COLLECTED MATERIAL start
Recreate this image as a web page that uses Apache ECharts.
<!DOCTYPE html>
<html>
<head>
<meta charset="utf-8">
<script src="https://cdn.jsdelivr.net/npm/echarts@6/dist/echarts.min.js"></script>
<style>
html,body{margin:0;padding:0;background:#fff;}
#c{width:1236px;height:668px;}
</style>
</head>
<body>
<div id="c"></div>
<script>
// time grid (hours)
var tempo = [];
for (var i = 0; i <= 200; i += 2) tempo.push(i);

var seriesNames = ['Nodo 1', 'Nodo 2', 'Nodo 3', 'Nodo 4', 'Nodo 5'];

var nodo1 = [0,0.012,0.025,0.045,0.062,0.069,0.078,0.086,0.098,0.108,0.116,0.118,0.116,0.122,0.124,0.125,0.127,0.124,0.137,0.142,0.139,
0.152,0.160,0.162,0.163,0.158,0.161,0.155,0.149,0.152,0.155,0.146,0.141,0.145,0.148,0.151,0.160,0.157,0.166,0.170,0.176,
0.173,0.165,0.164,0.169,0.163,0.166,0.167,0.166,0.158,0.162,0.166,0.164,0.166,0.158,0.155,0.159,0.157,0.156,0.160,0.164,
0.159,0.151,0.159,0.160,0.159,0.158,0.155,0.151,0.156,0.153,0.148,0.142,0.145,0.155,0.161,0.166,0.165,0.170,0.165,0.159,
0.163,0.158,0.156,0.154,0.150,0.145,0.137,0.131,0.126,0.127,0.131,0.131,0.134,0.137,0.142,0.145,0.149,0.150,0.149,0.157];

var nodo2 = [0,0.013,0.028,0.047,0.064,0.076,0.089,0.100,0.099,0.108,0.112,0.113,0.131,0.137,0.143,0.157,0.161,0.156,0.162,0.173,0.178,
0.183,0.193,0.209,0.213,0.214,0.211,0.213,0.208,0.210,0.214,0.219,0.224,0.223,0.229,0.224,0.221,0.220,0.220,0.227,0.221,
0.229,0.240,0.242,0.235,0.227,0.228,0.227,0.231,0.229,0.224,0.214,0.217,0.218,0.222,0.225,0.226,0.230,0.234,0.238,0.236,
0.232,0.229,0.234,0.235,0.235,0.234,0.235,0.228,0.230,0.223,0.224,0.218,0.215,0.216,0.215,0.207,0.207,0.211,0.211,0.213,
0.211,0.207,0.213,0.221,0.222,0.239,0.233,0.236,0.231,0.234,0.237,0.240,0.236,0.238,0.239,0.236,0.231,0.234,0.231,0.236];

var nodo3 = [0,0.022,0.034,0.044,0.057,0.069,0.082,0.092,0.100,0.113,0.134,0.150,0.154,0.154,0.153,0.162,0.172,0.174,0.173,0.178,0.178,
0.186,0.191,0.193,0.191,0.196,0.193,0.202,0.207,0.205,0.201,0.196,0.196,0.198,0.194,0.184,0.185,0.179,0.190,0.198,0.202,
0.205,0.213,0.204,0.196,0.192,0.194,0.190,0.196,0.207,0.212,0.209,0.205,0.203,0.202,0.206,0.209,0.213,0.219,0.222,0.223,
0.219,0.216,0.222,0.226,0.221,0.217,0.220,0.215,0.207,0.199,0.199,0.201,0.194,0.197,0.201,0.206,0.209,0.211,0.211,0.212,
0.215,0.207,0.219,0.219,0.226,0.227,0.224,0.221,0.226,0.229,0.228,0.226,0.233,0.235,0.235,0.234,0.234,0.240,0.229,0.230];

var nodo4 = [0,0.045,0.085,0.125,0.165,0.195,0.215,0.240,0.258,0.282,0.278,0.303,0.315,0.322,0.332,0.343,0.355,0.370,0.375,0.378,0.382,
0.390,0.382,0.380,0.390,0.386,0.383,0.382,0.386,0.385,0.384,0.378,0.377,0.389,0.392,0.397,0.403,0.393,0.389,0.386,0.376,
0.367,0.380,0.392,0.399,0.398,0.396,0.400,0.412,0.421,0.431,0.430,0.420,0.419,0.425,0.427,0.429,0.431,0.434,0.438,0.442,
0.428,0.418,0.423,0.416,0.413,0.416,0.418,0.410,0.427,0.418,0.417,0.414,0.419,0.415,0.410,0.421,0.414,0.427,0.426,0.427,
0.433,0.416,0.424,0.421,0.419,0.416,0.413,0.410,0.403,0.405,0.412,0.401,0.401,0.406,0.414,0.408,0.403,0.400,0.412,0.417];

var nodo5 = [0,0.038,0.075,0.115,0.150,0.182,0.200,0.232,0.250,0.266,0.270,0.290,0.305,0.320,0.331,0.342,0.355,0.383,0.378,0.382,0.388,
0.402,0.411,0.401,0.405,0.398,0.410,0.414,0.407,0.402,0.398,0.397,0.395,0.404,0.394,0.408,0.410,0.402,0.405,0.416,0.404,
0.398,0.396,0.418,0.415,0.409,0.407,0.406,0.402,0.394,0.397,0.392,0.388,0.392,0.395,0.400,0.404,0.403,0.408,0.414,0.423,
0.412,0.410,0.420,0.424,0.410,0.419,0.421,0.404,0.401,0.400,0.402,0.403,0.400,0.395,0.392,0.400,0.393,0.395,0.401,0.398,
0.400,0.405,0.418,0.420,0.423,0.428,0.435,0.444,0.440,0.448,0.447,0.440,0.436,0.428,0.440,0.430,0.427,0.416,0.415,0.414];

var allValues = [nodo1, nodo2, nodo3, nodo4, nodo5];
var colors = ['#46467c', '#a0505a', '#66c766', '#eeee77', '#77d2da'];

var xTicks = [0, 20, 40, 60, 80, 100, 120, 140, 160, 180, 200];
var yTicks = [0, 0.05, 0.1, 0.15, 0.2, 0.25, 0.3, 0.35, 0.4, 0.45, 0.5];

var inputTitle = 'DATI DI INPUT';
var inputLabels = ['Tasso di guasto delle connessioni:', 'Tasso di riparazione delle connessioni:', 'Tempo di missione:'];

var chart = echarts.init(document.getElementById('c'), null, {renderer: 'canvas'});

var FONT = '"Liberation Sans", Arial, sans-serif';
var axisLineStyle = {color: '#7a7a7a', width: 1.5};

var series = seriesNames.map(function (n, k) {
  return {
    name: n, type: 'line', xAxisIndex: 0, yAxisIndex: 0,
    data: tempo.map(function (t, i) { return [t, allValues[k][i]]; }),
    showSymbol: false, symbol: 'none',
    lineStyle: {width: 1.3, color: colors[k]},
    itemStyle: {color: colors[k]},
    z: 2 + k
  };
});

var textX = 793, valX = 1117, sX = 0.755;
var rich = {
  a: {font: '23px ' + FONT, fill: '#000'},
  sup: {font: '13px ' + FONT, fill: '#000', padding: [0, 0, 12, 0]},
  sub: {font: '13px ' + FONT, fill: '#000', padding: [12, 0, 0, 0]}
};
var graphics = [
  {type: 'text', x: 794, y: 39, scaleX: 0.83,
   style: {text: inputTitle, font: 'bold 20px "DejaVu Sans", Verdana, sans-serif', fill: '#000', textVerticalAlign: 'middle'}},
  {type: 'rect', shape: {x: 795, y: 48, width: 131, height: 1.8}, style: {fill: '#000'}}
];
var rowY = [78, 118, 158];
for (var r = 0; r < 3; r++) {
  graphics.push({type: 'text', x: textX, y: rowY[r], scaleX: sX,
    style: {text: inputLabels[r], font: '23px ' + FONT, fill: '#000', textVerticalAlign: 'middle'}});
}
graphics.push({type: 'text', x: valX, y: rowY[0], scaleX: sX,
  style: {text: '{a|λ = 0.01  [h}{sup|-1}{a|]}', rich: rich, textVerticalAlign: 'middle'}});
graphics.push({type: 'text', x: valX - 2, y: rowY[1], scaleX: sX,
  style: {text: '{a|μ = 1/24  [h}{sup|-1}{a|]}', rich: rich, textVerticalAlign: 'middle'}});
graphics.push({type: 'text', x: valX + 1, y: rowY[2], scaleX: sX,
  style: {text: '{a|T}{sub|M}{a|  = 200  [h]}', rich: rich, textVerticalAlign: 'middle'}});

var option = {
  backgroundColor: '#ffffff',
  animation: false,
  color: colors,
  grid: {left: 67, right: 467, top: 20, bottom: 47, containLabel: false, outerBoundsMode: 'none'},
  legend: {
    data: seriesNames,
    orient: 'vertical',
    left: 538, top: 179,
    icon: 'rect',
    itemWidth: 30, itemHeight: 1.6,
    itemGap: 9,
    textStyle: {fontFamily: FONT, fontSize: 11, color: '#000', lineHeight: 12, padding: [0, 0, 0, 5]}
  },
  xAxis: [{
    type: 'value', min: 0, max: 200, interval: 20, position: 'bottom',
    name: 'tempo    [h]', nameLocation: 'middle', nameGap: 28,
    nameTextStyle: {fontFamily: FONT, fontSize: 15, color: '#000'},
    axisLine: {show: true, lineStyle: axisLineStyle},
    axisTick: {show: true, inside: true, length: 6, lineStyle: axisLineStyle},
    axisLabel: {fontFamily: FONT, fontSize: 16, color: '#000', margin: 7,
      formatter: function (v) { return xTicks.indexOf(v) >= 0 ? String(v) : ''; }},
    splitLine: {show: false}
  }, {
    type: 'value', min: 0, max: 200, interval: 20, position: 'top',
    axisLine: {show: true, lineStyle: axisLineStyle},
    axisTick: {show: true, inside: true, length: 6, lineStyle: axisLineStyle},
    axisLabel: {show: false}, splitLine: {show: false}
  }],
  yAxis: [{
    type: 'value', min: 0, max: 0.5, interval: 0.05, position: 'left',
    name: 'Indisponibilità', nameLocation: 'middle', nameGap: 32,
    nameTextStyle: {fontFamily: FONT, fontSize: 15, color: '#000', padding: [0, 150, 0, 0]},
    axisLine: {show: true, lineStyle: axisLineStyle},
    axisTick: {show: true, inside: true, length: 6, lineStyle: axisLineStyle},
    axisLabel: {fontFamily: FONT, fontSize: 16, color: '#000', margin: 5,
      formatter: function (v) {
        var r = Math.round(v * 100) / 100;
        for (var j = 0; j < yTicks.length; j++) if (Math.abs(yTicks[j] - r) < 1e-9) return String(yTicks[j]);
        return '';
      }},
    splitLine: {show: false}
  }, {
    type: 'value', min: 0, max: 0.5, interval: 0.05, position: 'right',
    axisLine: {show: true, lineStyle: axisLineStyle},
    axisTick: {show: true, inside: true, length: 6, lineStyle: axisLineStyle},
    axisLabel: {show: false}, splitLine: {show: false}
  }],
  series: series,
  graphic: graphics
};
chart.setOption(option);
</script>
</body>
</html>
COLLECTED MATERIAL end
EXERCISE DESCRIPTION — Return nothing but the lines from the start of the listing above through the line containing "var seriesNames = ['Nodo", exactly as given.

EXERCISE SOLUTION —
Recreate this image as a web page that uses Apache ECharts.
<!DOCTYPE html>
<html>
<head>
<meta charset="utf-8">
<script src="https://cdn.jsdelivr.net/npm/echarts@6/dist/echarts.min.js"></script>
<style>
html,body{margin:0;padding:0;background:#fff;}
#c{width:1236px;height:668px;}
</style>
</head>
<body>
<div id="c"></div>
<script>
// time grid (hours)
var tempo = [];
for (var i = 0; i <= 200; i += 2) tempo.push(i);

var seriesNames = ['Nodo 1', 'Nodo 2', 'Nodo 3', 'Nodo 4', 'Nodo 5'];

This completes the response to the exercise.